• EXERCISE GOAL:
Your copy should hold exactly the lines from the one containing "Give me the matplotlib source for this chart." to the one containing "ax.set_yticks([])", inclusive, with no pictures.

========================================================================

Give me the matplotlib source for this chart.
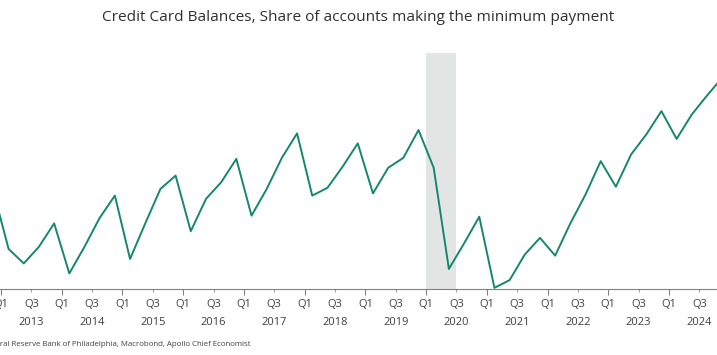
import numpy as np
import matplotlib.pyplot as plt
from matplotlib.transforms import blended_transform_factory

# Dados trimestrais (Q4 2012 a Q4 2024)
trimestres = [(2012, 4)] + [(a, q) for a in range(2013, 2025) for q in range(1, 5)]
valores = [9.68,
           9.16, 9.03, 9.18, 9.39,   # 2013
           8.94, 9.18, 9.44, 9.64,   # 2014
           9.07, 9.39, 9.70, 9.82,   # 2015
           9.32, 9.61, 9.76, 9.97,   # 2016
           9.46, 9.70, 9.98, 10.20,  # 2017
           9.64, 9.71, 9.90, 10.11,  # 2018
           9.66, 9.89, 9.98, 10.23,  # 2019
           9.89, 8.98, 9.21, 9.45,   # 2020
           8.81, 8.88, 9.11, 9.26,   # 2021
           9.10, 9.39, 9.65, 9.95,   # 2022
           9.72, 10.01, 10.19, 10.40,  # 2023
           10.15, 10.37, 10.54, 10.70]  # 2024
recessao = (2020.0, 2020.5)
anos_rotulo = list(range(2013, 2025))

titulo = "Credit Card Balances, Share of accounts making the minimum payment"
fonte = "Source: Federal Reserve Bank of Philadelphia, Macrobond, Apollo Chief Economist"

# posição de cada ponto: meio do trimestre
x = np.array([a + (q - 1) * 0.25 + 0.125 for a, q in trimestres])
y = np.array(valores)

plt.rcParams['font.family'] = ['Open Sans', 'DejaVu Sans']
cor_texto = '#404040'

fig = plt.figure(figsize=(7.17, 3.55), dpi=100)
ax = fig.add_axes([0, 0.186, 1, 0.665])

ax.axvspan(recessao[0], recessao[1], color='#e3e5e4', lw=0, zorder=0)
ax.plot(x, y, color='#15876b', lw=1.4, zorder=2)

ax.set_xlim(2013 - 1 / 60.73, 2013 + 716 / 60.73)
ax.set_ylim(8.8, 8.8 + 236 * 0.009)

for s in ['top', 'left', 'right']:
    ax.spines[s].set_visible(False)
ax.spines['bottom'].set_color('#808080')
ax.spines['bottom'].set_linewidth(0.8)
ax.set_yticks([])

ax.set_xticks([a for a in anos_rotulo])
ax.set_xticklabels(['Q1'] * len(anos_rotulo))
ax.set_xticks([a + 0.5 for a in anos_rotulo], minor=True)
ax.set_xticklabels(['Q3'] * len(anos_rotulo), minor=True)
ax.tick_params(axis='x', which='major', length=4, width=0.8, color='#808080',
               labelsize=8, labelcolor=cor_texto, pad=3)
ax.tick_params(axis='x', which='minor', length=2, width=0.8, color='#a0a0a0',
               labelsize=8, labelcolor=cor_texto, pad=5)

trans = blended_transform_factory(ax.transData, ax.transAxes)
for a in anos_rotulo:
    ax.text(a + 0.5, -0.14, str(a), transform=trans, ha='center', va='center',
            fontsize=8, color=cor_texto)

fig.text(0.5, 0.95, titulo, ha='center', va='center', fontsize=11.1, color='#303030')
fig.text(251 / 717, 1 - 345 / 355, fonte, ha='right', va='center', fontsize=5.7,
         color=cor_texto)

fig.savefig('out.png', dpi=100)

========================================================================

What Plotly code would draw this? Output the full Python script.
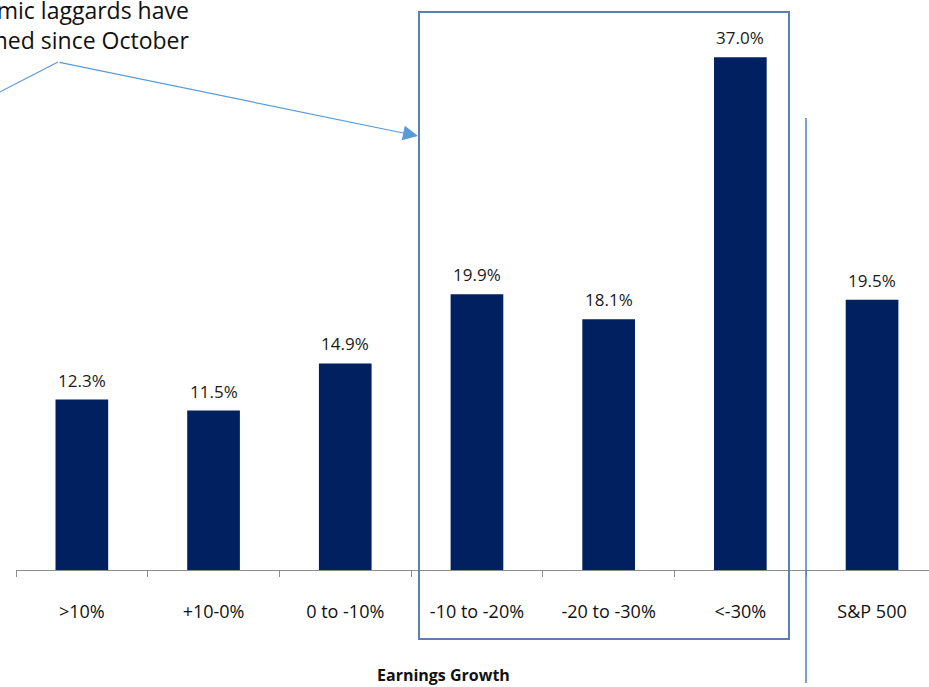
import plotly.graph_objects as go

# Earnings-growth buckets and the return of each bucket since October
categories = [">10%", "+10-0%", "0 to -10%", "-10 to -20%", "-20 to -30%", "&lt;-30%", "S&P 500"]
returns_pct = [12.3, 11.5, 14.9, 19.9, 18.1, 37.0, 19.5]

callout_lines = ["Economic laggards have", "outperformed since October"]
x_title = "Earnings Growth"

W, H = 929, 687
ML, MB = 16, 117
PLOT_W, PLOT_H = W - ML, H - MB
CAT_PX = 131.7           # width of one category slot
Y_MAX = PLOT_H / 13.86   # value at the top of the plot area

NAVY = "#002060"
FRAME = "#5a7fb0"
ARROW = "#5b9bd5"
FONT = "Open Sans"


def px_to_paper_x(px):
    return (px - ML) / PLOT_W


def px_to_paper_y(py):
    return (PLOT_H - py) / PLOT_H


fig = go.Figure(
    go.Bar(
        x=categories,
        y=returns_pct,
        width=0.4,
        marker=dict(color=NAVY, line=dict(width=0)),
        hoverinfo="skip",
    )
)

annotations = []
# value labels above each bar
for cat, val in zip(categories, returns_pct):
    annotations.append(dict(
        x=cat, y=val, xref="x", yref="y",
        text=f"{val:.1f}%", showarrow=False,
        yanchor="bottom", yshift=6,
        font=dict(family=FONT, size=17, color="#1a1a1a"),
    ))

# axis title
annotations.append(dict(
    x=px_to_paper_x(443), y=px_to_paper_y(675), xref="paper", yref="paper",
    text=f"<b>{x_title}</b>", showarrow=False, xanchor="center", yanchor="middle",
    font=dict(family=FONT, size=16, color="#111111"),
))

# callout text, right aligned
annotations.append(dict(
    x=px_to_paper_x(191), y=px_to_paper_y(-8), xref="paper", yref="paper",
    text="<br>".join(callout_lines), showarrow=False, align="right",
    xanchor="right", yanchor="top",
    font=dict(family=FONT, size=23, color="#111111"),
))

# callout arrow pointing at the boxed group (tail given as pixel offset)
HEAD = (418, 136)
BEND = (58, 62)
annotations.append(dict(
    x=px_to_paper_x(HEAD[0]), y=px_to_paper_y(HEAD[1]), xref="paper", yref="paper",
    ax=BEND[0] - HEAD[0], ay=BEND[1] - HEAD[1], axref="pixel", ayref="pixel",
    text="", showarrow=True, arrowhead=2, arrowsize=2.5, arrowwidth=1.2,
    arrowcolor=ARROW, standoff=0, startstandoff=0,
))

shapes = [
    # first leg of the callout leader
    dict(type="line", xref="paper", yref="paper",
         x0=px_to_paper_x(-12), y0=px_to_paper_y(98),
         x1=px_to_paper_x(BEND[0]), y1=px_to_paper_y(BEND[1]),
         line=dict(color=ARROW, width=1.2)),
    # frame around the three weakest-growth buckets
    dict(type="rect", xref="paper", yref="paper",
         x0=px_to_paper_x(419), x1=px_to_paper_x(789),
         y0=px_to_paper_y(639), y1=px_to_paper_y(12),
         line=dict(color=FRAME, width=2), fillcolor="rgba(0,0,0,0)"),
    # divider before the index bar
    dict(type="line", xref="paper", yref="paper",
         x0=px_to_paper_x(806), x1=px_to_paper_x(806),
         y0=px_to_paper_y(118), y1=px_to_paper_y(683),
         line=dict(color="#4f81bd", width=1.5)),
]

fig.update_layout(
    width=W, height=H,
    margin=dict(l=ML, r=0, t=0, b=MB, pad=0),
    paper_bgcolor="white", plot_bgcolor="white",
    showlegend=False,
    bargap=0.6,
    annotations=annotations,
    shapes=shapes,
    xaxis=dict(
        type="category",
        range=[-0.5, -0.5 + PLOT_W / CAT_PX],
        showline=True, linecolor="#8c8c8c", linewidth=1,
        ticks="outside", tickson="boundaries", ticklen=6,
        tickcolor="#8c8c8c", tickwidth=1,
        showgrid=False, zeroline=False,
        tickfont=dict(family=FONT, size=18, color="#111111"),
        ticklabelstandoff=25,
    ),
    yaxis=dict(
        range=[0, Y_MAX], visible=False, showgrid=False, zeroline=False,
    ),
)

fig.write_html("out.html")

========================================================================

• RESULT FOR THIS TASK:
Give me the matplotlib source for this chart.
import numpy as np
import matplotlib.pyplot as plt
from matplotlib.transforms import blended_transform_factory

# Dados trimestrais (Q4 2012 a Q4 2024)
trimestres = [(2012, 4)] + [(a, q) for a in range(2013, 2025) for q in range(1, 5)]
valores = [9.68,
           9.16, 9.03, 9.18, 9.39,   # 2013
           8.94, 9.18, 9.44, 9.64,   # 2014
           9.07, 9.39, 9.70, 9.82,   # 2015
           9.32, 9.61, 9.76, 9.97,   # 2016
           9.46, 9.70, 9.98, 10.20,  # 2017
           9.64, 9.71, 9.90, 10.11,  # 2018
           9.66, 9.89, 9.98, 10.23,  # 2019
           9.89, 8.98, 9.21, 9.45,   # 2020
           8.81, 8.88, 9.11, 9.26,   # 2021
           9.10, 9.39, 9.65, 9.95,   # 2022
           9.72, 10.01, 10.19, 10.40,  # 2023
           10.15, 10.37, 10.54, 10.70]  # 2024
recessao = (2020.0, 2020.5)
anos_rotulo = list(range(2013, 2025))

titulo = "Credit Card Balances, Share of accounts making the minimum payment"
fonte = "Source: Federal Reserve Bank of Philadelphia, Macrobond, Apollo Chief Economist"

# posição de cada ponto: meio do trimestre
x = np.array([a + (q - 1) * 0.25 + 0.125 for a, q in trimestres])
y = np.array(valores)

plt.rcParams['font.family'] = ['Open Sans', 'DejaVu Sans']
cor_texto = '#404040'

fig = plt.figure(figsize=(7.17, 3.55), dpi=100)
ax = fig.add_axes([0, 0.186, 1, 0.665])

ax.axvspan(recessao[0], recessao[1], color='#e3e5e4', lw=0, zorder=0)
ax.plot(x, y, color='#15876b', lw=1.4, zorder=2)

ax.set_xlim(2013 - 1 / 60.73, 2013 + 716 / 60.73)
ax.set_ylim(8.8, 8.8 + 236 * 0.009)

for s in ['top', 'left', 'right']:
    ax.spines[s].set_visible(False)
ax.spines['bottom'].set_color('#808080')
ax.spines['bottom'].set_linewidth(0.8)
ax.set_yticks([])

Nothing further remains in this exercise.